Concurring, fellow panellist Nat Bullard, co-founder and chief strategy officer of Halcyon, said high demand levels – not just in output, but also service quality – could spur “a willingness to pay to make things work”.

“I think that we’ll see an interplay between innovative financing models, a lot of new technology, and a lot of new ways of conceiving of these assets as something that can be responsive to the grid, as opposed to always on,” he said.

“And a place, too, where – as always – some smart policy interventions can make a difference.”

He added: “I would be very interested if it was me and I was doing an open call. I would say: ‘Find me innovative business models and technical models for cooling’, as we think about the region – not just 400 million new mini splits for South-east Asia.”

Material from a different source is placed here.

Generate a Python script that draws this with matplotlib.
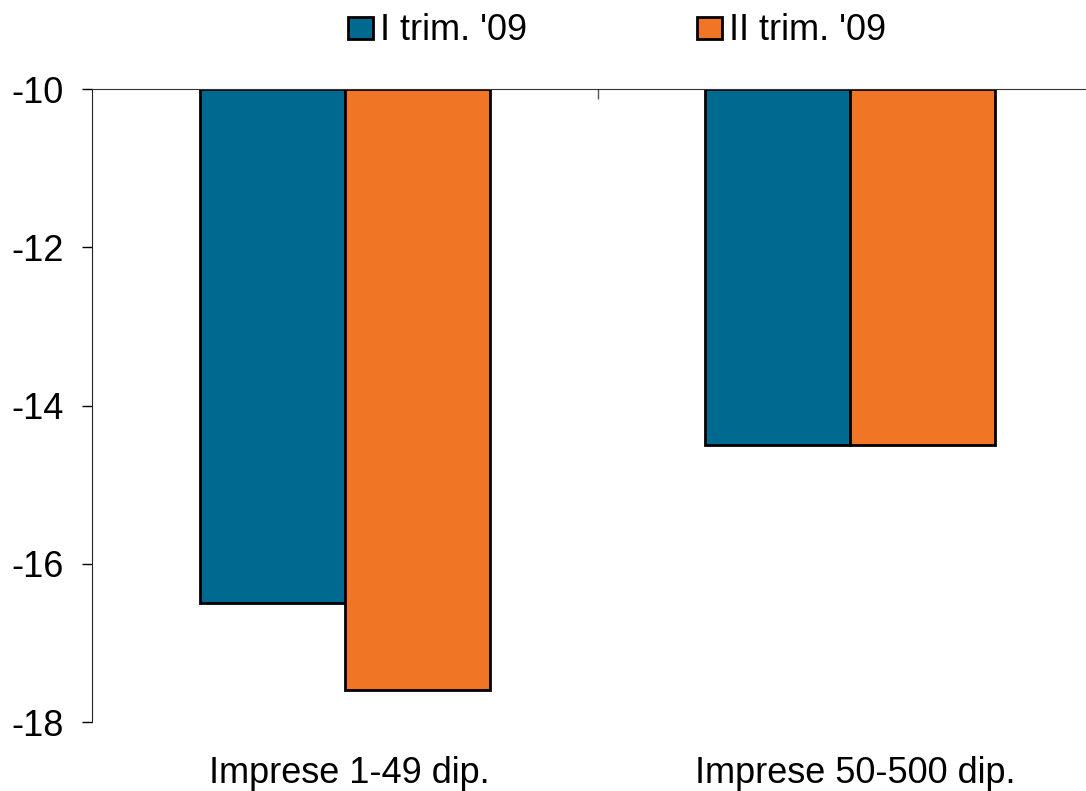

He also said that Singapore has been a “great leader” in doing this on a district level and building it into the thought process.

For example, China’s consumer goods trade-in programme over the summer – where people swapped old air-conditioners for newer, more efficient ones – had a material impact on electricity demand, he noted.

“That is something that could be done as an intervention into the existing stock everywhere, and also as a new set of standards going forward somewhere else.”

It is also a way to divide the burden while sharing the benefit of doing things more efficiently with lower capital outlay, he added.